McLaren rolled into the Hungaroring with scar tissue and a points leader. That combination tends to sharpen a team’s self-awareness, and Martin Brundle thinks it’s also brought Oscar Piastri’s best qualities into focus.
A year on from the 2024 pit-stop shuffle that handed Lando Norris track position and then forced a hand-back, Piastri’s maiden win came with an asterisk and a thousand hot takes. Fast forward to 2025 and the picture’s flipped: Norris won in Budapest, Piastri left as championship leader, and the tension now is about how you manage two title-calibre drivers without tripping over your own feet again.
Brundle, speaking on Sky Sports before the race, summed up the knot that’s tied this duo together. There’s almost nothing between them on pure pace, he said — it ebbs and flows by weekend — but how they deliver it is different. When Norris’ universe aligns, he’s incandescently fast. Piastri, meanwhile, is the metronome: calm, tidy, and relentlessly consistent.
“He’s so confident, he’s so calm, and that calm head when the pressure is really on in the closing stages, I think will be a great asset,” Brundle said. It’s not a throwaway line. With just nine points between Piastri and Norris in the drivers’ standings after Hungary, Piastri’s temperament isn’t just a nice-to-have; it’s the thing that may keep his nose in front when the margins pinch.
Hungary offered a neat comparison point. Charles Leclerc stuck it on pole, McLaren looked rapid regardless, and Norris did the winning.
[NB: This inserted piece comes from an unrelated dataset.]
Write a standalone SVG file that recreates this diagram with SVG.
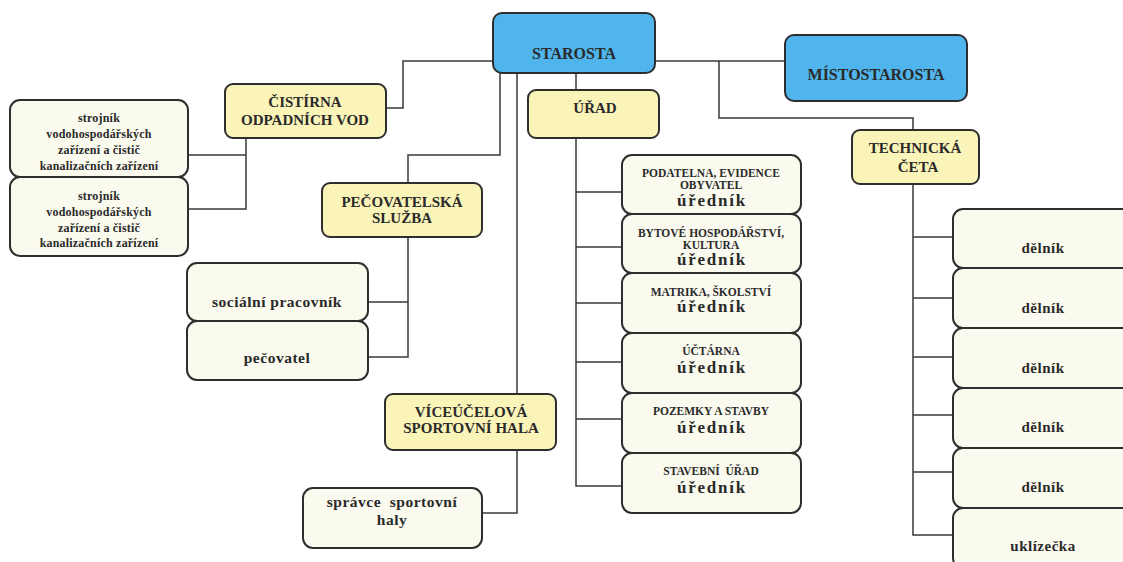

Yet Piastri’s start and racecraft kept his lead intact over the long game, the kind of damage-limitation drive that decides championships rather than highlight reels.
Just as importantly, McLaren appear to have learned from last year’s mess. Brundle credited the team for tightening its race-management playbook: the drivers can race, but there’s a clear team game and an understanding of when to play it. That balance is delicate — and rare — when both drivers smell a title. “They’re allowed to be individuals,” Brundle noted, “but if you don’t play the team game, it just takes some pain somewhere else.” Hungary 2024 was the pain. The last 12 months have been the fix.
If you’re keeping score, the narrative arc since that day is striking. As Brundle pointed out, the result in Budapest 2024 proved less a controversy than a pivot. Piastri has been winning with regularity since, and the cool, clinical edge that underpinned his junior career now looks like championship material at the top level.
McLaren didn’t just recover from a PR headache. They built a title fight between two drivers with distinctly different weapons — and they might yet win it because they finally know when to let them spar, and when to call the shot.